• [Rows from a dataset of charts and code]:
• • • • •

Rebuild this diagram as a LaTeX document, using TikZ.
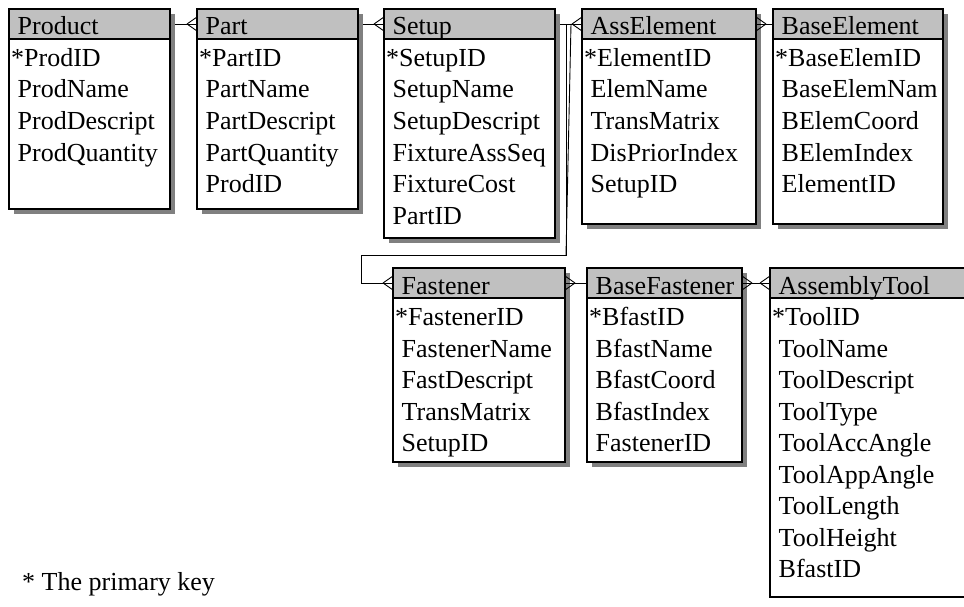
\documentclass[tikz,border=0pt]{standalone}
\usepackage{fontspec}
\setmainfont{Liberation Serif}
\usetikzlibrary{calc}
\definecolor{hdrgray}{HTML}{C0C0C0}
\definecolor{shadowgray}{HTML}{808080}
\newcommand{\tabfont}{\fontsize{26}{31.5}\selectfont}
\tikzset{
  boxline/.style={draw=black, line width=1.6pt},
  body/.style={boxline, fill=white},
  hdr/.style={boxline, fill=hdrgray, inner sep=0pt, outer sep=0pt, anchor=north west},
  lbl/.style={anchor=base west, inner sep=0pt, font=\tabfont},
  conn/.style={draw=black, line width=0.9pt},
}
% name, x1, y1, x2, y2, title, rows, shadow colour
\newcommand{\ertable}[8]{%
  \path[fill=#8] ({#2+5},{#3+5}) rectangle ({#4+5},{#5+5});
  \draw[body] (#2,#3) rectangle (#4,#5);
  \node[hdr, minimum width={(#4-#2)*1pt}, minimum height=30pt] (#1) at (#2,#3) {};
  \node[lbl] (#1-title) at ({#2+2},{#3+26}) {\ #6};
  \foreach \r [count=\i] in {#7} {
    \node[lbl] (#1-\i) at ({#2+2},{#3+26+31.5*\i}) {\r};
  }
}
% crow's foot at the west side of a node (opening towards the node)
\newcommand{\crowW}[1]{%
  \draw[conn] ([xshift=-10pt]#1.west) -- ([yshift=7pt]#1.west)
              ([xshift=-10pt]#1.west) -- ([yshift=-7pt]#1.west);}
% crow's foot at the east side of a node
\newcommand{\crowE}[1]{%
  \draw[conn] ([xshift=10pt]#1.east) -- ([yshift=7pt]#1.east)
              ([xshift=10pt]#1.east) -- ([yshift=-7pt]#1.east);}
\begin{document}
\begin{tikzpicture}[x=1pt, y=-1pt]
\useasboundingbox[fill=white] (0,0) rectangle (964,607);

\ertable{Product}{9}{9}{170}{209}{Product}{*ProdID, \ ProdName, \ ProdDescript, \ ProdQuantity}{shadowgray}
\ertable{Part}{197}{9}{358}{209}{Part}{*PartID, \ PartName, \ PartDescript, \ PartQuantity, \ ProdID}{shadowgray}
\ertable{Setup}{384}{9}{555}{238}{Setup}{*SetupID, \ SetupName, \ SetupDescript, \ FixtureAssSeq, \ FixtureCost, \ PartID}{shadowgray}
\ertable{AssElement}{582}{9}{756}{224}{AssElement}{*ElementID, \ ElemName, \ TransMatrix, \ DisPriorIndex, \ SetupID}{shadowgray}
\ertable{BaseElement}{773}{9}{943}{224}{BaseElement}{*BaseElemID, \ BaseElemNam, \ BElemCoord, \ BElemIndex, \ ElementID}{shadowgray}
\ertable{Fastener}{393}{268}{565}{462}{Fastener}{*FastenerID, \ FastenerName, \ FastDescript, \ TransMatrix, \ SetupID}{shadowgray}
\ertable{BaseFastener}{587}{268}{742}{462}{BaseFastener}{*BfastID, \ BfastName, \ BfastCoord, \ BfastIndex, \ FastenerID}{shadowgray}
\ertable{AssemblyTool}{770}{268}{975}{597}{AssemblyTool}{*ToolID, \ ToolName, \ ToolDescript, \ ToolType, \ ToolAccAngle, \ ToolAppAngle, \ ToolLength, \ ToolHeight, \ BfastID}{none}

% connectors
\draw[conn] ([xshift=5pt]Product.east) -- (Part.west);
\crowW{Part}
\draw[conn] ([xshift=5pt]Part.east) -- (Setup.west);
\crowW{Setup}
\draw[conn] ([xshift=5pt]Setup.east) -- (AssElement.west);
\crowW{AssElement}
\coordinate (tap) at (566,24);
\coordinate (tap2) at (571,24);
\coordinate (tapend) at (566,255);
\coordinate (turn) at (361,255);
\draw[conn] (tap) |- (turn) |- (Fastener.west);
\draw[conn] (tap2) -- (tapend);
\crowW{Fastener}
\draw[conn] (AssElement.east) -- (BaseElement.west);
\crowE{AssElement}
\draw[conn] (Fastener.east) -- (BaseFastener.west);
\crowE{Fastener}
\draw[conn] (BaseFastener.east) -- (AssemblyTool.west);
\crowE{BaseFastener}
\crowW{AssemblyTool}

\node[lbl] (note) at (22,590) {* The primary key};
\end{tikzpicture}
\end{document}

• • • • •

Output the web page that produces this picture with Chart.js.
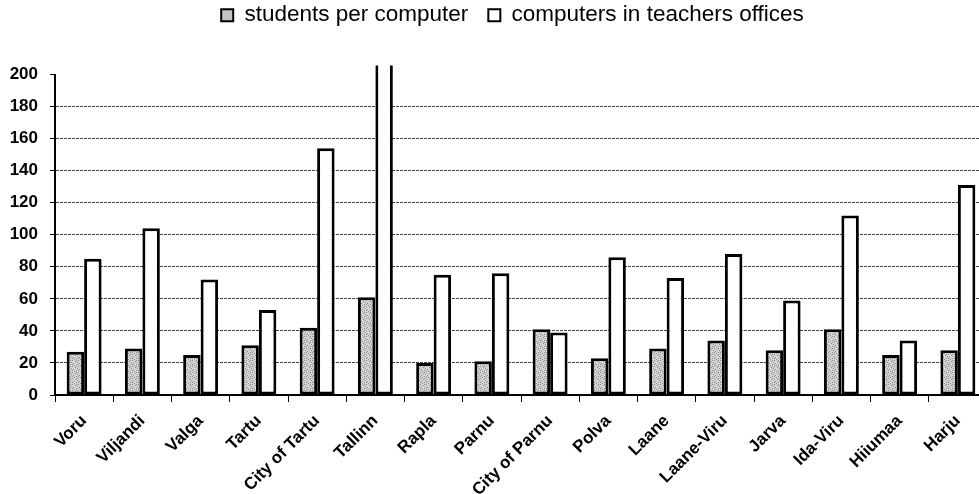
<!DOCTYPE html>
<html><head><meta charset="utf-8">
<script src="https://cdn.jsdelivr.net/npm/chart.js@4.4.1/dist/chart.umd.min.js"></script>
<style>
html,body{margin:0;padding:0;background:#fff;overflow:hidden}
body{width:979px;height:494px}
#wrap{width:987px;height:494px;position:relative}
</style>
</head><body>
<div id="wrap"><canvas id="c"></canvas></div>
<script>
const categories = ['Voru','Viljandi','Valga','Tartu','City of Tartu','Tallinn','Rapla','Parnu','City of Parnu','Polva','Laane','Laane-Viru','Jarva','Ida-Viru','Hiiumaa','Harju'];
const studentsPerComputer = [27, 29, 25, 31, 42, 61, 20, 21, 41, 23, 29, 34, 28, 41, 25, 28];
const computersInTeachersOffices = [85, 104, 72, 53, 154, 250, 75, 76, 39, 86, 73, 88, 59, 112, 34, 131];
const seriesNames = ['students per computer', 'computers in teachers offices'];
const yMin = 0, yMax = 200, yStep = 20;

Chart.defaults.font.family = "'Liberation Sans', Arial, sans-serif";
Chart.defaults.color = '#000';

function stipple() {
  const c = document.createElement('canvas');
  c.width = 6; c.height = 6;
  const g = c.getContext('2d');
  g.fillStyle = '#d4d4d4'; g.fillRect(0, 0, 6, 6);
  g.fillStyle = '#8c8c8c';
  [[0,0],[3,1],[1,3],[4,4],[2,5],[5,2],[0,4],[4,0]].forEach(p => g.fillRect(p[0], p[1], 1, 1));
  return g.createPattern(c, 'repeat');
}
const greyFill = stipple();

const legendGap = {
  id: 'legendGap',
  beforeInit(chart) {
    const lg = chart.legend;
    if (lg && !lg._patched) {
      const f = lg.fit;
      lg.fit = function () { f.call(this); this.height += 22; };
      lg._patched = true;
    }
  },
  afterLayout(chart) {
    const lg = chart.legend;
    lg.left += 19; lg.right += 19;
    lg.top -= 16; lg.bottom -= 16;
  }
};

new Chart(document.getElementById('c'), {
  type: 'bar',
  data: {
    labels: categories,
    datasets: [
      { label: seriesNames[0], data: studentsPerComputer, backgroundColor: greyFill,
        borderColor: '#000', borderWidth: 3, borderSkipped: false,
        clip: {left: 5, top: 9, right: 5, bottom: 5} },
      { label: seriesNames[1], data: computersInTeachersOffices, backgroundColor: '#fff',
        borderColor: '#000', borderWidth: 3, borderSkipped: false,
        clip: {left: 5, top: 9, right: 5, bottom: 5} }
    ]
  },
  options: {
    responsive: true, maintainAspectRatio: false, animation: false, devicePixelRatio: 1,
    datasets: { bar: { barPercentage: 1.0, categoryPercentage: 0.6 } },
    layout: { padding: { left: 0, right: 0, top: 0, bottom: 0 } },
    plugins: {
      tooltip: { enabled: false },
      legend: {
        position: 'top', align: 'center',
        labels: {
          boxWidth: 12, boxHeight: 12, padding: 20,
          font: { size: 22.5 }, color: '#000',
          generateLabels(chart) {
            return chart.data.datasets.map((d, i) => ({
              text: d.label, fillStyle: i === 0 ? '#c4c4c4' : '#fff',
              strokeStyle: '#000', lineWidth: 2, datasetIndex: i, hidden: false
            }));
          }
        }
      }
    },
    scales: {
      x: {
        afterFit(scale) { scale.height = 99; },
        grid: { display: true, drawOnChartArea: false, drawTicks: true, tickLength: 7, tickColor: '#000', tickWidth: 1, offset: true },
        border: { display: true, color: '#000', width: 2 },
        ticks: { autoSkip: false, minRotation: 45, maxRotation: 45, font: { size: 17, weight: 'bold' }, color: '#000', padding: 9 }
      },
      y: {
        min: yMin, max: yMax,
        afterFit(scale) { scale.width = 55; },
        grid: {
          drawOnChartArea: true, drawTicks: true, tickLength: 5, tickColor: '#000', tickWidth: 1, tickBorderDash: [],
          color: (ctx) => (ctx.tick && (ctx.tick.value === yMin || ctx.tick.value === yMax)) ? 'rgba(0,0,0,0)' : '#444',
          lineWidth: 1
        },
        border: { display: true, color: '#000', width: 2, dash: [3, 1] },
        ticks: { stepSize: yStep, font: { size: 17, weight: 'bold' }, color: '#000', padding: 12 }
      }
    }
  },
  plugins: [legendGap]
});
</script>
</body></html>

• • • • •

• [Task directions]: Start at the line that contains "Rebuild this diagram", stop at the line that contains "(0,0) rectangle (964,607);", and reproduce each line in that stretch exactly. Pictures are excluded.

• [Written solution]:
Rebuild this diagram as a LaTeX document, using TikZ.
\documentclass[tikz,border=0pt]{standalone}
\usepackage{fontspec}
\setmainfont{Liberation Serif}
\usetikzlibrary{calc}
\definecolor{hdrgray}{HTML}{C0C0C0}
\definecolor{shadowgray}{HTML}{808080}
\newcommand{\tabfont}{\fontsize{26}{31.5}\selectfont}
\tikzset{
  boxline/.style={draw=black, line width=1.6pt},
  body/.style={boxline, fill=white},
  hdr/.style={boxline, fill=hdrgray, inner sep=0pt, outer sep=0pt, anchor=north west},
  lbl/.style={anchor=base west, inner sep=0pt, font=\tabfont},
  conn/.style={draw=black, line width=0.9pt},
}
% name, x1, y1, x2, y2, title, rows, shadow colour
\newcommand{\ertable}[8]{%
  \path[fill=#8] ({#2+5},{#3+5}) rectangle ({#4+5},{#5+5});
  \draw[body] (#2,#3) rectangle (#4,#5);
  \node[hdr, minimum width={(#4-#2)*1pt}, minimum height=30pt] (#1) at (#2,#3) {};
  \node[lbl] (#1-title) at ({#2+2},{#3+26}) {\ #6};
  \foreach \r [count=\i] in {#7} {
    \node[lbl] (#1-\i) at ({#2+2},{#3+26+31.5*\i}) {\r};
  }
}
% crow's foot at the west side of a node (opening towards the node)
\newcommand{\crowW}[1]{%
  \draw[conn] ([xshift=-10pt]#1.west) -- ([yshift=7pt]#1.west)
              ([xshift=-10pt]#1.west) -- ([yshift=-7pt]#1.west);}
% crow's foot at the east side of a node
\newcommand{\crowE}[1]{%
  \draw[conn] ([xshift=10pt]#1.east) -- ([yshift=7pt]#1.east)
              ([xshift=10pt]#1.east) -- ([yshift=-7pt]#1.east);}
\begin{document}
\begin{tikzpicture}[x=1pt, y=-1pt]
\useasboundingbox[fill=white] (0,0) rectangle (964,607);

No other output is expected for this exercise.